Die aktuelle Flüchtlingssituation verdeutlicht exemplarisch, wie sehr der Staat auf ehrenamtliches Engagement angewiesen ist. Doch damit wälzt er existenzsichernde Aufgaben auf die Zivilgesellschaft ab, kritisieren die Sozialwissenschaftlerinnen Silke van Dyk, Emma Dowling und Tine Haubner. Sie diskutieren die Dilemmata von Freiwilligenarbeit im aktivierenden Staat und plädieren für eine Politisierung: Nur eine radikale Kritik der Verhältnisse ebne den Weg zu emanzipatorischer Solidarität.
Flüchtlingshilfe ist in den vergangenen Monaten zu einer Massenbewegung geworden, die jenen trotzt, die auf Pegida-Demos ihren Rassismus in die Welt tragen: Unzählige Freiwillige verteilen Lebensmittel und Kleidung an Bahnhöfen und vor Registrierungsstellen, sie begleiten Ankommende zu Ämtern, stellen Wohnungen zur Verfügung, versorgen Geflüchtete medizinisch oder bieten Sprachunterricht an. Diese Hilfe erfolgt einmalig und spontan, nicht selten aber auch regelmäßig, in den Feierabendstunden und während des eigenen Urlaubs.

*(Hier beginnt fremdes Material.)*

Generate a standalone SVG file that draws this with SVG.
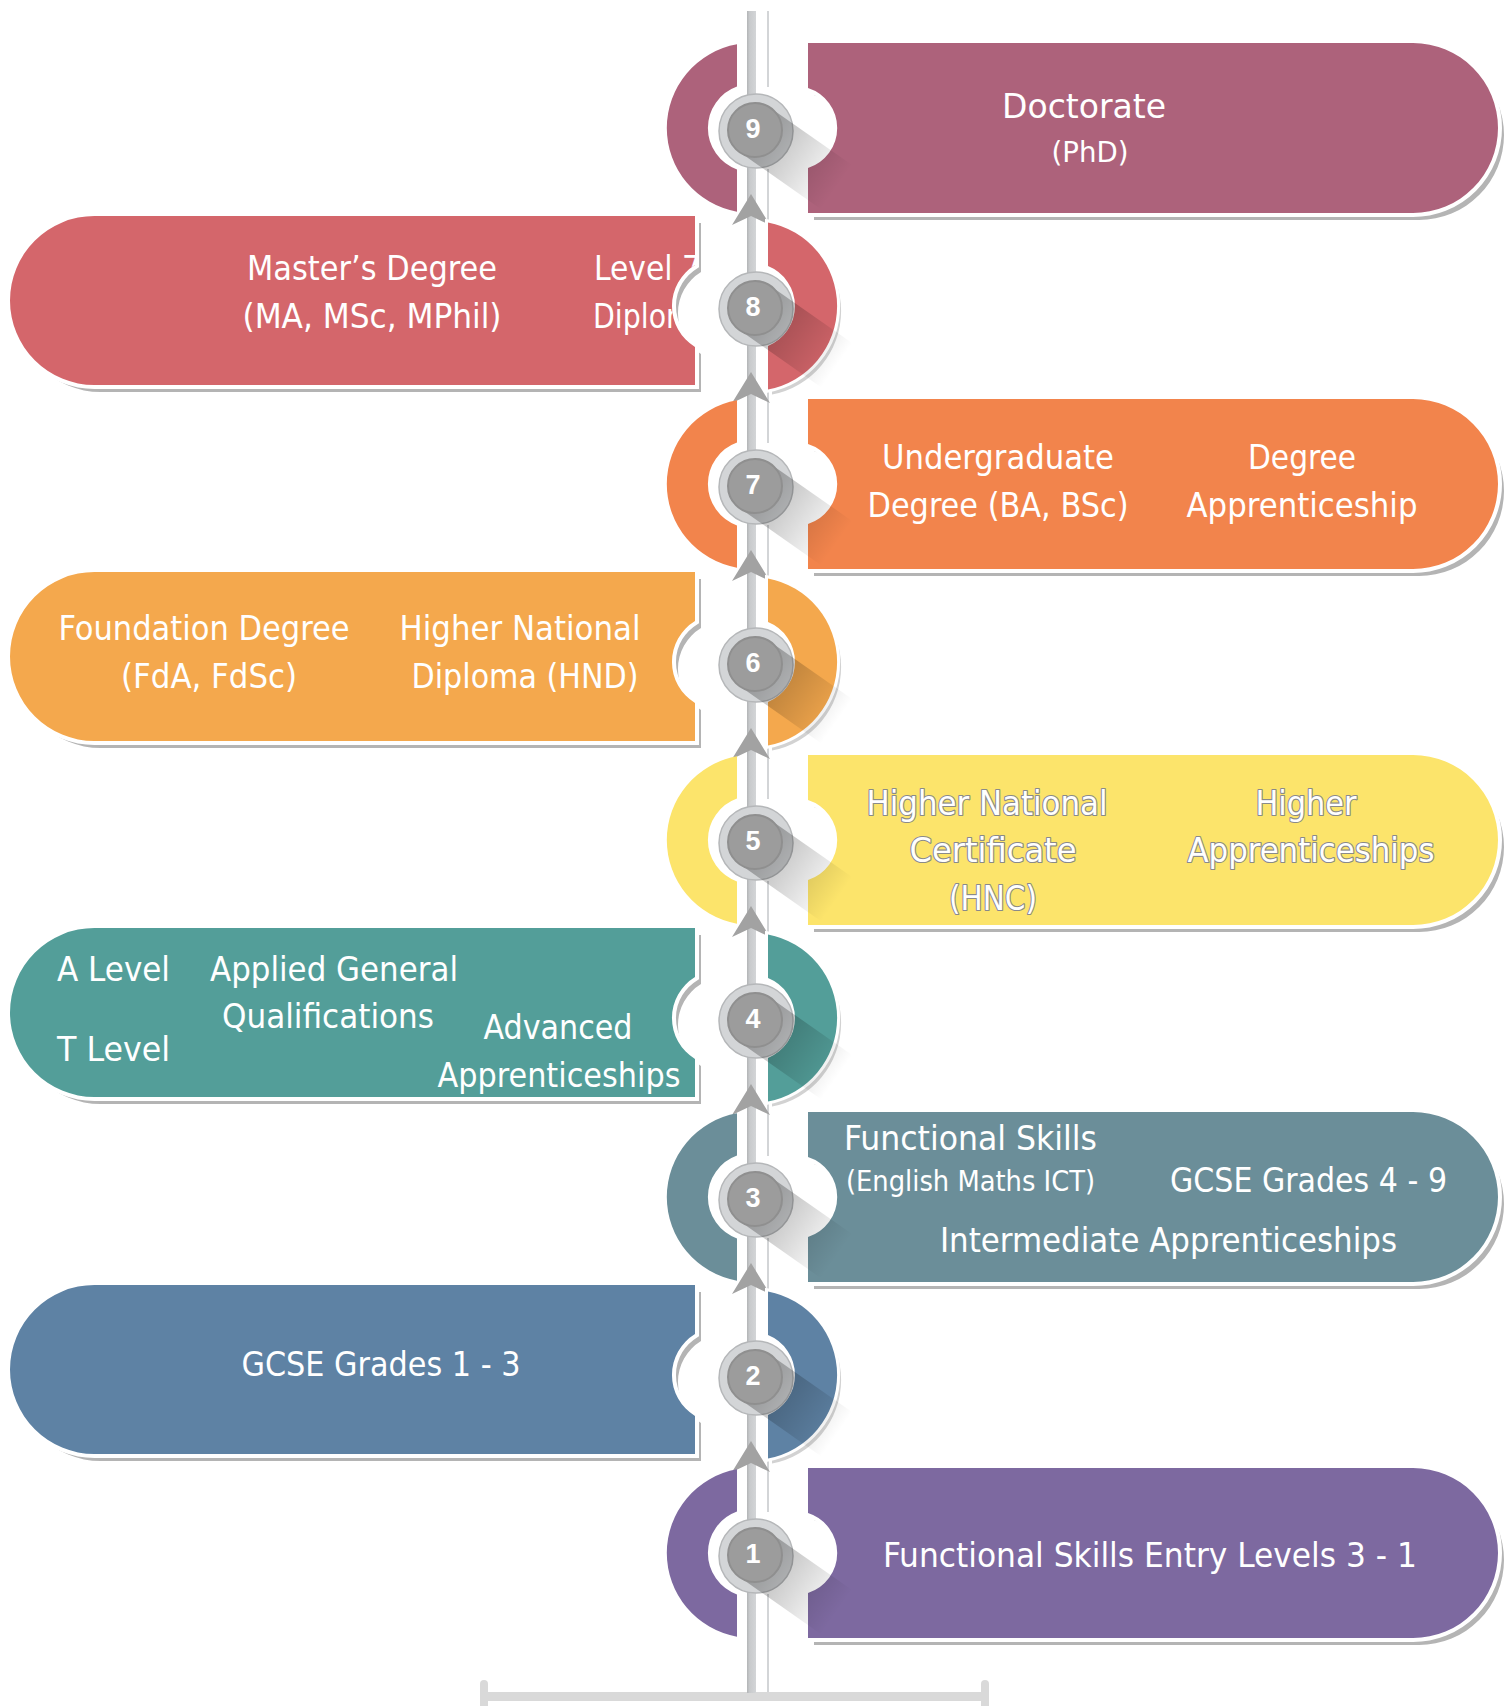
<svg xmlns="http://www.w3.org/2000/svg" width="1507" height="1706" viewBox="0 0 1507 1706">
<defs>
<style>
.t{font-family:'DejaVu Sans Condensed','DejaVu Sans',sans-serif;font-stretch:condensed;font-size:34px;fill:#fff;text-anchor:middle}
.l{text-anchor:start}
.s{font-size:29px}
.o{stroke:#8a8a8a;stroke-width:2.2px;paint-order:stroke;stroke-linejoin:round}
.n{font-family:'Liberation Sans',Arial,sans-serif;font-weight:bold;font-size:27px;fill:#fff;text-anchor:middle}
.sh{fill:#b4b4b4}
.shd{fill:#d2d2d2}
.m{stroke:#fff;stroke-width:8px;paint-order:stroke}
.md{stroke:#fff;stroke-width:6px;paint-order:stroke}
</style>
<path id="rr" d="M808,-85 H1413 A85,85 0 0 1 1413,85 H808 V40 A42,42 0 0 0 808,-40 Z"/>
<path id="ld" d="M737,-83.7 A85,85 0 0 0 737,83.7 V41.4 A44,44 0 0 1 737,-41.4 Z"/>
<path id="lr" d="M94.5,-90 H695 V-41 A48,48 0 0 0 695,41 V79 H94.5 A84.5,84.5 0 0 1 94.5,-90 Z"/>
<path id="rd" d="M768,-83.5 A85,85 0 0 1 768,83.5 V39.9 A43,43 0 0 0 768,-39.9 Z"/>
<linearGradient id="ls" x1="0" y1="0" x2="1" y2="0">
<stop offset="0" stop-color="#000" stop-opacity="0.3"/>
<stop offset="1" stop-color="#000" stop-opacity="0"/>
</linearGradient>
<linearGradient id="sp" x1="0" y1="0" x2="1" y2="0">
<stop offset="0" stop-color="#b2b4b6"/>
<stop offset="0.3" stop-color="#c8cacc"/>
<stop offset="1" stop-color="#d3d5d7"/>
</linearGradient>
<g id="badge">
<circle cx="756" cy="3" r="37" fill="#d3d5d7" stroke="#b5b7b9" stroke-width="1.5"/>
<rect x="0" y="-27" width="100" height="54" fill="url(#ls)" transform="translate(755,2) rotate(35)"/>
<circle cx="755" cy="2" r="27" fill="#9c9c9c" stroke="#8f8f8f" stroke-width="2"/>
</g>
<clipPath id="c8"><use href="#lr" transform="translate(0,306)"/></clipPath>
</defs>
<rect width="1507" height="1706" fill="#fff"/>

<g id="connectors">
<path d="M768,11 V87 M768,169 V265 M768,347 V443 M768,525 V621 M768,703 V799 M768,881 V977 M768,1059 V1156 M768,1238 V1334 M768,1416 V1512 M768,1594 V1692" stroke="#d3d5d7" stroke-width="2" fill="none"/>
<rect x="480" y="1692" width="509" height="9" fill="#d9d9d9"/>
<rect x="480" y="1680" width="8" height="30" rx="4" fill="#d9d9d9"/>
<rect x="981" y="1680" width="8" height="30" rx="4" fill="#d9d9d9"/>
<rect x="747" y="11" width="9" height="1682" fill="url(#sp)"/>
<g fill="#a2a2a2">
<polygon points="751,194 770,225 751,216 732,225"/>
<polygon points="751,372 770,403 751,394 732,403"/>
<polygon points="751,550 770,581 751,572 732,581"/>
<polygon points="751,728 770,759 751,750 732,759"/>
<polygon points="751,906 770,937 751,928 732,937"/>
<polygon points="751,1084 770,1115 751,1106 732,1115"/>
<polygon points="751,1263 770,1294 751,1285 732,1294"/>
<polygon points="751,1441 770,1472 751,1463 732,1472"/>
</g>
</g>

<g id="node-9">
<use href="#ld" transform="translate(0,128)" fill="#AD627B"/>
<use href="#rr" class="sh" transform="translate(6,135)"/>
<use href="#rr" class="m" transform="translate(0,128)" fill="#AD627B"/>
<text class="t" x="1084" y="118" textLength="164" lengthAdjust="spacingAndGlyphs">Doctorate</text>
<text class="t s" x="1090" y="162" textLength="77" lengthAdjust="spacingAndGlyphs">(PhD)</text>
<use href="#badge" transform="translate(0,128)"/>
<text class="n" x="753" y="138">9</text>
</g>

<g id="node-8">
<use href="#lr" class="sh" transform="translate(6,313)"/>
<use href="#lr" class="m" transform="translate(0,306)" fill="#D4666B"/>
<use href="#rd" class="shd" transform="translate(4,311)"/>
<use href="#rd" class="md" transform="translate(0,306)" fill="#D4666B"/>
<text class="t" x="372" y="280" textLength="250" lengthAdjust="spacingAndGlyphs">Master’s Degree</text>
<text class="t" x="372" y="328" textLength="259" lengthAdjust="spacingAndGlyphs">(MA, MSc, MPhil)</text>
<g clip-path="url(#c8)">
<text class="t l" x="594" y="280" textLength="107" lengthAdjust="spacingAndGlyphs">Level 7</text>
<text class="t l" x="593" y="328" textLength="118" lengthAdjust="spacingAndGlyphs">Diploma</text>
</g>
<use href="#badge" transform="translate(0,306)"/>
<text class="n" x="753" y="316">8</text>
</g>

<g id="node-7">
<use href="#ld" transform="translate(0,484)" fill="#F2844C"/>
<use href="#rr" class="sh" transform="translate(6,491)"/>
<use href="#rr" class="m" transform="translate(0,484)" fill="#F2844C"/>
<text class="t" x="998" y="469" textLength="232" lengthAdjust="spacingAndGlyphs">Undergraduate</text>
<text class="t" x="998" y="517" textLength="261" lengthAdjust="spacingAndGlyphs">Degree (BA, BSc)</text>
<text class="t" x="1302" y="469" textLength="108" lengthAdjust="spacingAndGlyphs">Degree</text>
<text class="t" x="1302" y="517" textLength="231" lengthAdjust="spacingAndGlyphs">Apprenticeship</text>
<use href="#badge" transform="translate(0,484)"/>
<text class="n" x="753" y="494">7</text>
</g>

<g id="node-6">
<use href="#lr" class="sh" transform="translate(6,669)"/>
<use href="#lr" class="m" transform="translate(0,662)" fill="#F4A84D"/>
<use href="#rd" class="shd" transform="translate(4,667)"/>
<use href="#rd" class="md" transform="translate(0,662)" fill="#F4A84D"/>
<text class="t" x="204" y="640" textLength="291" lengthAdjust="spacingAndGlyphs">Foundation Degree</text>
<text class="t" x="209" y="688" textLength="176" lengthAdjust="spacingAndGlyphs">(FdA, FdSc)</text>
<text class="t" x="520" y="640" textLength="241" lengthAdjust="spacingAndGlyphs">Higher National</text>
<text class="t" x="525" y="688" textLength="227" lengthAdjust="spacingAndGlyphs">Diploma (HND)</text>
<use href="#badge" transform="translate(0,662)"/>
<text class="n" x="753" y="672">6</text>
</g>

<g id="node-5">
<use href="#ld" transform="translate(0,840)" fill="#FCE46B"/>
<use href="#rr" class="sh" transform="translate(6,847)"/>
<use href="#rr" class="m" transform="translate(0,840)" fill="#FCE46B"/>
<text class="t o" x="987" y="815" textLength="241" lengthAdjust="spacingAndGlyphs">Higher National</text>
<text class="t o" x="993" y="862" textLength="167" lengthAdjust="spacingAndGlyphs">Certificate</text>
<text class="t o" x="993" y="910" textLength="88" lengthAdjust="spacingAndGlyphs">(HNC)</text>
<text class="t o" x="1306" y="815" textLength="101" lengthAdjust="spacingAndGlyphs">Higher</text>
<text class="t o" x="1311" y="862" textLength="247" lengthAdjust="spacingAndGlyphs">Apprenticeships</text>
<use href="#badge" transform="translate(0,840)"/>
<text class="n" x="753" y="850">5</text>
</g>

<g id="node-4">
<use href="#lr" class="sh" transform="translate(6,1025)"/>
<use href="#lr" class="m" transform="translate(0,1018)" fill="#539E99"/>
<use href="#rd" class="shd" transform="translate(4,1023)"/>
<use href="#rd" class="md" transform="translate(0,1018)" fill="#539E99"/>
<text class="t l" x="57" y="981" textLength="113" lengthAdjust="spacingAndGlyphs">A Level</text>
<text class="t l" x="57" y="1061" textLength="113" lengthAdjust="spacingAndGlyphs">T Level</text>
<text class="t" x="334" y="981" textLength="248" lengthAdjust="spacingAndGlyphs">Applied General</text>
<text class="t" x="328" y="1028" textLength="212" lengthAdjust="spacingAndGlyphs">Qualifications</text>
<text class="t" x="558" y="1039" textLength="149" lengthAdjust="spacingAndGlyphs">Advanced</text>
<text class="t" x="559" y="1087" textLength="243" lengthAdjust="spacingAndGlyphs">Apprenticeships</text>
<use href="#badge" transform="translate(0,1018)"/>
<text class="n" x="753" y="1028">4</text>
</g>

<g id="node-3">
<use href="#ld" transform="translate(0,1197)" fill="#6B8E99"/>
<use href="#rr" class="sh" transform="translate(6,1204)"/>
<use href="#rr" class="m" transform="translate(0,1197)" fill="#6B8E99"/>
<text class="t l" x="844" y="1150" textLength="253" lengthAdjust="spacingAndGlyphs">Functional Skills</text>
<text class="t l" x="846" y="1191" style="font-size:28px" textLength="249" lengthAdjust="spacingAndGlyphs">(English Maths ICT)</text>
<text class="t l" x="1170" y="1192" textLength="277" lengthAdjust="spacingAndGlyphs">GCSE Grades 4 - 9</text>
<text class="t l" x="940" y="1252" textLength="457" lengthAdjust="spacingAndGlyphs">Intermediate Apprenticeships</text>
<use href="#badge" transform="translate(0,1197)"/>
<text class="n" x="753" y="1207">3</text>
</g>

<g id="node-2">
<use href="#lr" class="sh" transform="translate(6,1382)"/>
<use href="#lr" class="m" transform="translate(0,1375)" fill="#5E82A4"/>
<use href="#rd" class="shd" transform="translate(4,1380)"/>
<use href="#rd" class="md" transform="translate(0,1375)" fill="#5E82A4"/>
<text class="t" x="381" y="1376" textLength="279" lengthAdjust="spacingAndGlyphs">GCSE Grades 1 - 3</text>
<use href="#badge" transform="translate(0,1375)"/>
<text class="n" x="753" y="1385">2</text>
</g>

<g id="node-1">
<use href="#ld" transform="translate(0,1553)" fill="#7D69A0"/>
<use href="#rr" class="sh" transform="translate(6,1560)"/>
<use href="#rr" class="m" transform="translate(0,1553)" fill="#7D69A0"/>
<text class="t l" x="883" y="1567" textLength="534" lengthAdjust="spacingAndGlyphs">Functional Skills Entry Levels 3 - 1</text>
<use href="#badge" transform="translate(0,1553)"/>
<text class="n" x="753" y="1563">1</text>
</g>
</svg>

Die Bilder vom Münchner Hauptbahnhof oder vom Berliner Landesamt für Gesundheit und Soziales (LaGeSo) sprechen eine deutliche Sprache: Als praktische Hilfe ist dieses Engagement unter den gegebenen Bedingungen in humanitärer Hinsicht alternativlos, von seiner antirassistischen Symbolkraft ganz zu schweigen.